Re^6: Greetings and salutations | sudo
by zentara (Archbishop) on Mar 04, 2020 at 17:26 UTC
    I'll never accept sudo. :-) Slackware installs sudo, but it does nothing. There should always be one root, with control over the system. Sudo is just an attempt to weaken unix security. I use Slackware and su is perfectly suitable to switch users as long as you have the password. On these sudo based systems, all any user needs to do to gain root access is do "sudo passwd root" and you have full root priviledges. If a user wants to install software and root refuses to put it into the system, the package managers should just install it into the users home directory, and use LD_PRELOAD to load non-system libraries., or adjust the user's LD Library env variable. There is absolutely no reason to allow non-root users access to the system libraries. Do you know what a shim attack is? Sudo makes shim attacks easy, but apparently that is what the computer overlords want. It is no wonder that so many database and personal information leaks are happening.... I point the finger at sudo.

    P.S. Don't get me started on systemd, another piece of useless software. :-)


    I'm not really a human, but I play one on earth. ..... an animated JAPH
      $ sudo passwd root [sudo] password for root:

      I don't get it. If I know root's password, I already have the full access. If I don't, the command doesn't help in any way. Or maybe openSUSE uses a different sudo?

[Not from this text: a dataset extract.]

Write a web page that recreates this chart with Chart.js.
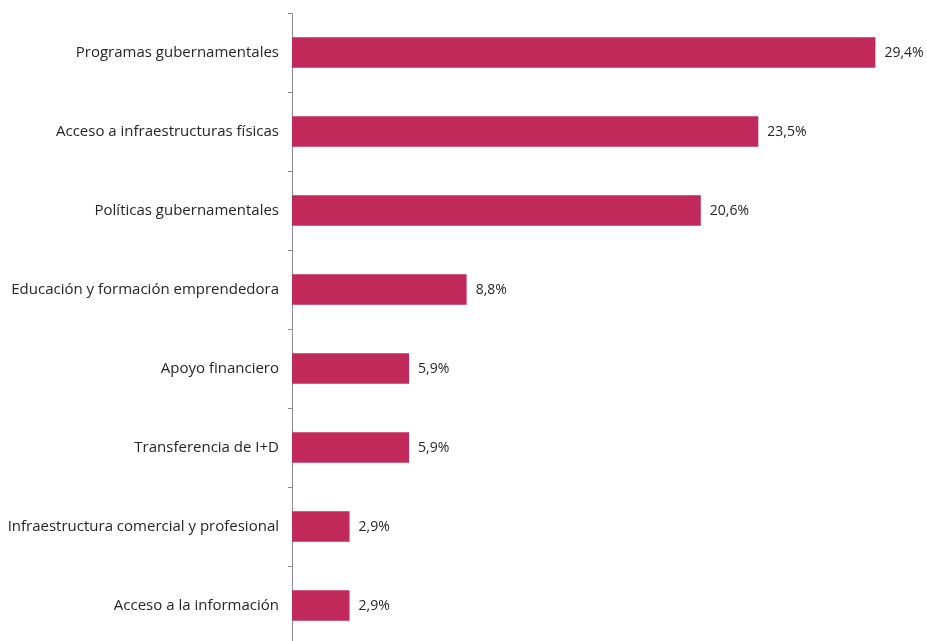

      map{substr$_->[0],$_->[1]||0,1}[\*||{},3],[[]],[ref qr-1,-,-1],[{}],[sub{}^*ARGV,3]
        $ sudo passwd root [sudo] password for root:

        I don't get it. If I know root's password, I already have the full access. If I don't, the command doesn't help in any way.

        (You are aware that this is the passwd program is prompting for the new password for root, not sudo asking for the current password for root, aren't you?)

        This looks like a single user sudo setup. In a multi-admin-setup, sudo would either prevent access to the passwd executable, or it would require that you pass a non-root username argument to passwd. sudoers has an example for that:

        pete HPPA = /usr/bin/passwd [A-Za-z]*, !/usr/bin/passwd *ro +ot*

        The user pete is allowed to change anyone's password except for root on the HPPA machines. Because command line arguments are matched as a single, concatenated string, the ‘*’ wildcard will match multiple words. This example assumes that passwd(1) does not take multiple user names on the command line. Note that on GNU systems, options to passwd(1) may be specified after the user argument. As a result, this rule will also allow:

        passwd username --expire

        which may not be desirable.

        In a multi-admin setup, you would probably have only a few admins that can change passwords. Or maybe you have a central password database (NIS, LDAP) that comes with an independant tool to manage users.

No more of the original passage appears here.